Prana E.
Google
Next time, please involve Western cultural perspectives beyond whiteness, not as surface tokens but as curatorial equals. Or, if by Western you mean White, then say so. White girls are beautiful, but not the only kind of beauty.
I came to see 'Girls : Boredom, Rebellion and In Between' as a Sofia Coppola fan and was excited about the theme. If this exhibition had been framed as an exploration of white girlhood, colonial power aesthetics, white iconography and visual culture, I wouldn’t have been so disappointed.
While the artwork had diversity and a clear narrative, the film and photography sections, where actual faces are shown, felt painfully narrow. The editorial selection mostly centered white girls as the "face of girlhood," repeating the tired pattern where white cultural institutions decide who is allowed to be beautiful and iconic, leaving non-whiteness for 'behind the scenes' and documentation.
The show borrows Coppola’s visual language (which itself draws from Japanese shōjo cinematic style and a wider Asian lineage of girlhood interiority), yet erases that genealogy, recenters white girls, and includes only token images of non-white subjects framed through poverty or assimilation- “Look, she wears barrettes too.”

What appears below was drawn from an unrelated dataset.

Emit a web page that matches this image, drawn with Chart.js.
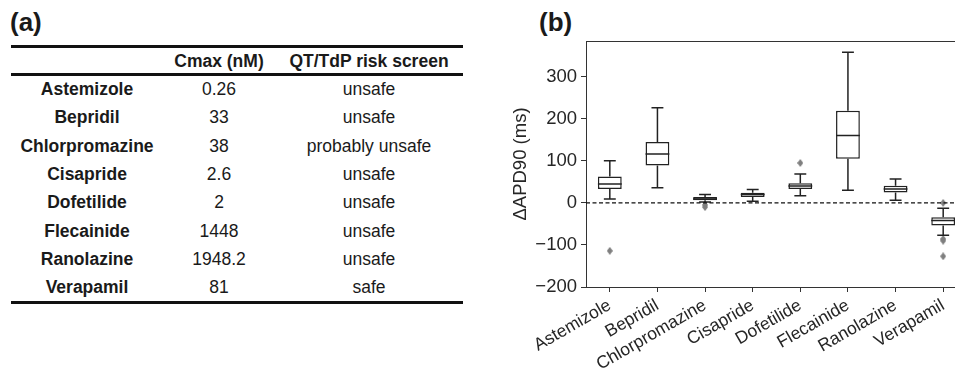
<!DOCTYPE html>
<html>
<head>
<meta charset="utf-8">
<script src="https://cdn.jsdelivr.net/npm/chart.js@4.4.0/dist/chart.umd.min.js"></script>
<style>
  html, body { margin: 0; padding: 0; width: 955px; height: 373px; overflow: hidden; background: #fff; }
  body { position: relative; font-family: "Liberation Sans", Arial, sans-serif; color: #1a1a1a; }
  .panel-label { position: absolute; font-weight: bold; font-size: 26px; line-height: 1; }
  .rule { position: absolute; left: 11px; width: 452px; height: 3.4px; background: #111; }
  .cell { position: absolute; height: 28px; line-height: 28px; text-align: center; white-space: nowrap; font-size: 17.5px; }
  .c0 { left: 11px; width: 152px; font-weight: bold; }
  .c1 { left: 163px; width: 112px; }
  .c2 { left: 275px; width: 188px; }
  .head { font-weight: bold; }
  #chartBox { position: absolute; left: 480px; top: 0; width: 500px; height: 373px; }
</style>
</head>
<body>
<div class="panel-label" style="left:10px; top:9px;">(a)</div>
<div class="panel-label" style="left:539px; top:9px;">(b)</div>

<div id="tbl"></div>

<div id="chartBox"><canvas id="boxChart"></canvas></div>

<script>
// 薬剤名（表とグラフの両方で使う）
const drugs = ['Astemizole', 'Bepridil', 'Chlorpromazine', 'Cisapride', 'Dofetilide', 'Flecainide', 'Ranolazine', 'Verapamil'];
const cmax = ['0.26', '33', '38', '2.6', '2', '1448', '1948.2', '81'];
const riskScreen = ['unsafe', 'unsafe', 'probably unsafe', 'unsafe', 'unsafe', 'unsafe', 'unsafe', 'safe'];
const tableHeader = ['', 'Cmax (nM)', 'QT/TdP risk screen'];

// 箱ひげ図の値 (ms)
const whiskerLow = [9, 36, 2, 4, 17, 30, 6, -77];
const q1 = [33, 89, 6, 14, 33, 105, 25, -54];
const median = [45, 116, 9, 20, 40, 160, 33, -42];
const q3 = [63, 145, 14, 24, 47, 219, 41, -34];
const whiskerHigh = [100, 226, 20, 32, 69, 358, 57, -13];
const outliers = [[-114], [], [-5, -10], [], [95], [], [], [0, -86, -90, -127]];

// 軸の目盛り
const yTicks = [-200, -100, 0, 100, 200, 300];
const yMin = -200;
const yMax = 385;

// 表を作る（罫線と各セル）
const tbl = document.getElementById('tbl');
function addDiv(cls, top, text) {
    const el = document.createElement('div');
    el.className = cls;
    el.style.top = top + 'px';
    if (text !== undefined) el.textContent = text;
    tbl.appendChild(el);
}
addDiv('rule', 44.5);
addDiv('rule', 72.5);
addDiv('rule', 300.5);
tableHeader.forEach((h, c) => addDiv('cell head c' + c, 61 - 14, h));
drugs.forEach((d, i) => {
    const top = 89 + i * 28.3 - 14;
    addDiv('cell c0', top, d);
    addDiv('cell c1', top, cmax[i]);
    addDiv('cell c2', top, riskScreen[i]);
});

const lineColor = '#222';

// 外れ値のマーカー（細いひし形）
const diamond = document.createElement('canvas');
diamond.width = 6; diamond.height = 8;
(() => {
    const c = diamond.getContext('2d');
    c.fillStyle = '#7f7f7f';
    c.beginPath();
    c.moveTo(3, 0); c.lineTo(6, 4); c.lineTo(3, 8); c.lineTo(0, 4);
    c.closePath();
    c.fill();
})();

// ひげ・中央値・0の破線・枠線を描くプラグイン
const boxPartsPlugin = {
    id: 'boxParts',
    afterDatasetsDraw(chart) {
        const { ctx, chartArea, scales: { x, y } } = chart;
        const meta = chart.getDatasetMeta(0);
        ctx.save();
        ctx.strokeStyle = lineColor;
        ctx.lineWidth = 1.5;
        drugs.forEach((d, i) => {
            const cx = x.getPixelForValue(i);
            const half = meta.data[i].width / 2;
            const cap = half / 2;
            const yLo = y.getPixelForValue(whiskerLow[i]);
            const yQ1 = y.getPixelForValue(q1[i]);
            const yQ3 = y.getPixelForValue(q3[i]);
            const yHi = y.getPixelForValue(whiskerHigh[i]);
            const yMed = y.getPixelForValue(median[i]);
            ctx.beginPath();
            // 下のひげ
            ctx.moveTo(cx, yQ1); ctx.lineTo(cx, yLo);
            ctx.moveTo(cx - cap, yLo); ctx.lineTo(cx + cap, yLo);
            // 上のひげ
            ctx.moveTo(cx, yQ3); ctx.lineTo(cx, yHi);
            ctx.moveTo(cx - cap, yHi); ctx.lineTo(cx + cap, yHi);
            // 中央値
            ctx.moveTo(cx - half, yMed); ctx.lineTo(cx + half, yMed);
            ctx.stroke();
        });

        // 0 の破線
        const y0 = y.getPixelForValue(0);
        ctx.setLineDash([4, 2.5]);
        ctx.lineWidth = 1.3;
        ctx.strokeStyle = '#111';
        ctx.beginPath();
        ctx.moveTo(chartArea.left, y0);
        ctx.lineTo(chartArea.right, y0);
        ctx.stroke();

        // 上と右の枠線
        ctx.setLineDash([]);
        ctx.lineWidth = 1;
        ctx.strokeStyle = '#333';
        ctx.beginPath();
        ctx.moveTo(chartArea.left, chartArea.top + 0.5);
        ctx.lineTo(chartArea.right, chartArea.top + 0.5);
        ctx.lineTo(chartArea.right, chartArea.bottom);
        ctx.stroke();
        ctx.restore();
    }
};

const outlierPoints = [];
outliers.forEach((list, i) => list.forEach(v => outlierPoints.push({ x: drugs[i], y: v })));

const fontFamily = '"Liberation Sans", Arial, sans-serif';

new Chart(document.getElementById('boxChart'), {
    type: 'bar',
    data: {
        labels: drugs,
        datasets: [
            {
                label: 'box',
                data: drugs.map((d, i) => [q1[i], q3[i]]),
                backgroundColor: '#ffffff',
                borderColor: lineColor,
                borderWidth: 1.5,
                borderSkipped: false,
                barPercentage: 0.5,
                categoryPercentage: 1.0
            },
            {
                type: 'line',
                label: 'outliers',
                data: outlierPoints,
                showLine: false,
                pointStyle: diamond,
                pointRadius: 4
            }
        ]
    },
    options: {
        responsive: true,
        maintainAspectRatio: false,
        animation: false,
        layout: { padding: { top: 41, right: 13, bottom: 0, left: 0 } },
        plugins: { legend: { display: false }, tooltip: { enabled: false } },
        scales: {
            x: {
                type: 'category',
                offset: true,
                grid: { display: true, drawOnChartArea: false, drawTicks: true, tickLength: 5, color: '#333', offset: false },
                border: { display: true, color: '#333', width: 1 },
                ticks: {
                    autoSkip: false,
                    minRotation: 30,
                    maxRotation: 30,
                    padding: 3,
                    color: '#262626',
                    font: { family: fontFamily, size: 17.5 }
                },
                afterFit: (scale) => { scale.height = 86; }
            },
            y: {
                min: yMin,
                max: yMax,
                grid: { display: true, drawOnChartArea: false, drawTicks: true, tickLength: 5, color: '#333' },
                border: { display: true, color: '#333', width: 1 },
                ticks: {
                    stepSize: 100,
                    padding: 4,
                    color: '#262626',
                    font: { family: fontFamily, size: 18.5 },
                    callback: v => v < 0 ? '\u2212' + Math.abs(v) : String(v)
                },
                afterBuildTicks: (scale) => {
                    scale.ticks = yTicks.map(v => ({ value: v }));
                },
                title: {
                    display: true,
                    text: '\u0394APD90 (ms)',
                    color: '#262626',
                    font: { family: fontFamily, size: 18.5 },
                    padding: { top: 30, bottom: 0 }
                },
                afterFit: (scale) => { scale.width = 106; }
            }
        }
    },
    plugins: [boxPartsPlugin]
});
</script>
</body>
</html>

The film lineup made this clear by being overwhelmingly white: German schoolgirls, French classics (shown twice), white American tomboys, white girls shopping, European aristocracy, blond girls undressing in nature. Meanwhile, non-white girls were shown either approximating western beauty ideals (shoplifting is implied) or reduced to street-child tropes and aestheticized suffering (a Senegalese movie). Each film is a work of art. Context is the issue.
Taking a look at the deeper politics, as the exhibition intro text suggests, the film selection represents only the transatlantic power countries, with one token post-colonial African country framed through poverty.
If the intention was poetic beauty, dream, fashion, transition and explorations of girlhood and rebellion in cinema, why not include iconic films like Daughters of the Dust (which inspired Beyoncé's "Lemonade"), Spirit of the Beehive, Papicha, or Blue Gate Crossing? There is a vast cinematic history of tender, interior girlhood made by rebellious filmmakers from Europe and around the world.
The interviews and voices of real girls were literally placed facing the exit doors.